When we start to look for information on anything related to dogs, we can be bombarded with conflicting advice and quickly become overwhelmed. Be that before we get a dog or after we already have one. This applies to all areas, from health, nutrition to canine coaching. In this blog we will focus on the latter.

People, your friends and family who have dogs as well as dog trainers and behaviourists might tell you: “You must do this, you must do that... So, what is your issue again? Here is a specific protocol you must follow until you succeed... It is not working? Well, you must have not tried hard enough. You haven’t followed it to the point.” This can be daunting, you are left feeling like a failure and this doesn’t help your self-esteem either. From here onwards it is hard to find motivation to continue.

The thing is every dog is an individual. What works for one, doesn’t work for the other. There are general principles, but using the exact same steps won’t bring the same results for everyone.

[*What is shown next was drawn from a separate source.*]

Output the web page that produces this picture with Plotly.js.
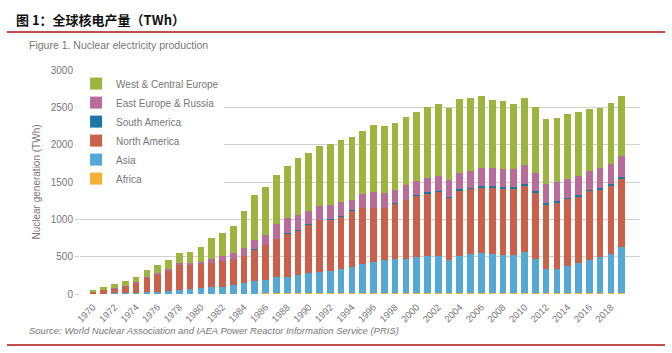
<!DOCTYPE html>
<html>
<head>
<meta charset="utf-8">
<script src="https://cdn.plot.ly/plotly-3.0.1.min.js"></script>
<style>html,body{margin:0;padding:0;background:#fff;}#chart{width:672px;height:353px;}</style>
</head>
<body>
<div id="chart"></div>
<script>
const years = [1970,1971,1972,1973,1974,1975,1976,1977,1978,1979,1980,1981,1982,1983,1984,1985,1986,1987,1988,1989,1990,1991,1992,1993,1994,1995,1996,1997,1998,1999,2000,2001,2002,2003,2004,2005,2006,2007,2008,2009,2010,2011,2012,2013,2014,2015,2016,2017,2018,2019];
const africa = [0,0,0,0,0,0,0,0,0,0,0,0,0,0,5,5,9,7,11,11,8,9,9,7,9,11,12,12,13,13,13,11,12,13,14,12,10,12,12,12,12,13,12,13,14,11,15,15,11,13];
const asia = [3,6,8,10,18,25,33,38,56,63,80,88,98,115,138,172,178,225,215,243,278,290,301,333,348,391,421,443,451,458,478,494,499,437,501,526,543,526,506,513,550,456,328,327,367,404,447,480,529,617];
const northAmerica = [24,44,63,90,130,183,219,272,330,319,318,330,339,350,361,419,465,498,580,593,642,686,685,695,760,746,715,693,740,784,827,836,852,832,868,866,872,880,888,884,888,882,858,885,886,887,912,900,903,911];
const southAmerica = [0,0,0,0,2,2,2,2,2,2,2,2,3,5,8,9,10,10,10,10,9,10,10,10,10,10,10,10,10,10,12,21,19,21,21,22,21,23,22,25,23,24,25,25,25,24,24,25,25,25];
const eastEurope = [3,5,8,10,12,18,22,27,30,35,35,44,69,75,108,118,133,197,202,207,173,190,193,192,137,177,212,190,179,195,188,193,198,224,221,224,243,246,246,240,254,241,250,245,246,259,249,267,273,277];
const westEurope = [24,41,57,62,70,93,106,123,127,150,199,281,312,372,491,600,640,657,703,764,774,801,806,829,842,852,893,906,901,914,917,947,966,968,984,970,965,913,917,876,895,895,868,860,868,850,826,808,814,811];
const seriesNames = ['Africa','Asia','North America','South America','East Europe & Russia','West & Central Europe'];
const seriesColors = ['#f2b134','#55a8d4','#c8604a','#1c76a6','#b96b99','#9db53e'];
const tickYears = [1970,1972,1974,1976,1978,1980,1982,1984,1986,1988,1990,1992,1994,1996,1998,2000,2002,2004,2006,2008,2010,2012,2014,2016,2018];

const seriesValues = [africa, asia, northAmerica, southAmerica, eastEurope, westEurope];
const traces = seriesValues.map((vals, i) => ({
  type: 'bar',
  x: years,
  y: vals,
  name: seriesNames[i],
  width: 0.62,
  marker: {color: seriesColors[i], line: {width: 0}},
  hoverinfo: 'x+y+name'
}));

// paper coords helpers: plot spans x 80..640, y 70..294
const px = x => (x - 80) / 560;
const py = y => (294 - y) / 224;

const layout = {
  width: 672, height: 353,
  margin: {l: 80, r: 32, t: 70, b: 59},
  paper_bgcolor: '#ffffff', plot_bgcolor: '#ffffff',
  barmode: 'stack',
  showlegend: true,
  font: {family: '"Liberation Sans", Arial, sans-serif', color: '#666', size: 10},
  xaxis: {
    type: 'linear',
    range: [1968.8, 2020.7],
    tickvals: tickYears,
    ticktext: tickYears.map(String),
    tickangle: -45,
    tickfont: {size: 9.5, color: '#777'},
    showgrid: false, zeroline: false, showline: false,
    ticks: 'outside', ticklen: 3, tickcolor: 'rgba(0,0,0,0)'
  },
  yaxis: {
    range: [0, 3000],
    tickvals: [0,500,1000,1500,2000,2500,3000],
    tickfont: {size: 10, color: '#777'},
    gridcolor: '#cfcfcf', gridwidth: 1,
    zeroline: false, showline: false,
    ticks: 'outside', ticklen: 4, tickcolor: '#cfcfcf',
    title: {text: 'Nuclear generation (TWh)', font: {size: 10, color: '#777'}, standoff: 8}
  },
  legend: {
    x: -0.007, y: 1.004, xanchor: 'left', yanchor: 'top',
    traceorder: 'reversed',
    bgcolor: '#ffffff',
    font: {size: 10, color: '#777'},
    itemwidth: 30,
    tracegroupgap: 0
  },
  shapes: [
    {type: 'line', xref: 'paper', yref: 'paper', x0: px(7), x1: px(665), y0: py(32), y1: py(32), line: {color: '#c0504d', width: 2}},
    {type: 'line', xref: 'paper', yref: 'paper', x0: px(7), x1: px(665), y0: py(345), y1: py(345), line: {color: '#c0504d', width: 2}}
  ],
  annotations: [
    {xref: 'paper', yref: 'paper', x: px(14), y: py(19), xanchor: 'left', yanchor: 'middle', showarrow: false,
     text: '<b>图 1：全球核电产量（TWh）</b>', font: {family: '"Noto Sans CJK SC", sans-serif', size: 13, color: '#111'}},
    {xref: 'paper', yref: 'paper', x: px(27), y: py(45), xanchor: 'left', yanchor: 'middle', showarrow: false,
     text: 'Figure 1. Nuclear electricity production', font: {size: 10.5, color: '#777'}},
    {xref: 'paper', yref: 'paper', x: px(27), y: py(330), xanchor: 'left', yanchor: 'middle', showarrow: false,
     text: '<i>Source: World Nuclear Association and IAEA Power Reactor Information Service (PRIS)</i>', font: {size: 9.5, color: '#777'}}
  ]
};

Plotly.newPlot('chart', traces, layout, {displayModeBar: false, staticPlot: true});
</script>
</body>
</html>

You are an individual too. You have every right to set your own rules around sharing your life with a dog and don’t let anyone else’s opinions on e.g. where your dog sleeps affect how you feel about being a dog guardian. There are still many who advocate for harsh, outdated, but also ineffective and damaging methods. They might say you should never sleep with your dog and to let the puppy cry out when being left on his own in the dark.

How did you feel after reading the previous sentence?
What To Look For & What To Ignore!
Don’t take advice that makes you cringe. Don’t give in to the pressure of “you must this” or “you must that”.
Don’t believe in quick magic fixes.

Walk away from those who don’t show respect to you or your dog, who make you feel guilty or responsible for the issues.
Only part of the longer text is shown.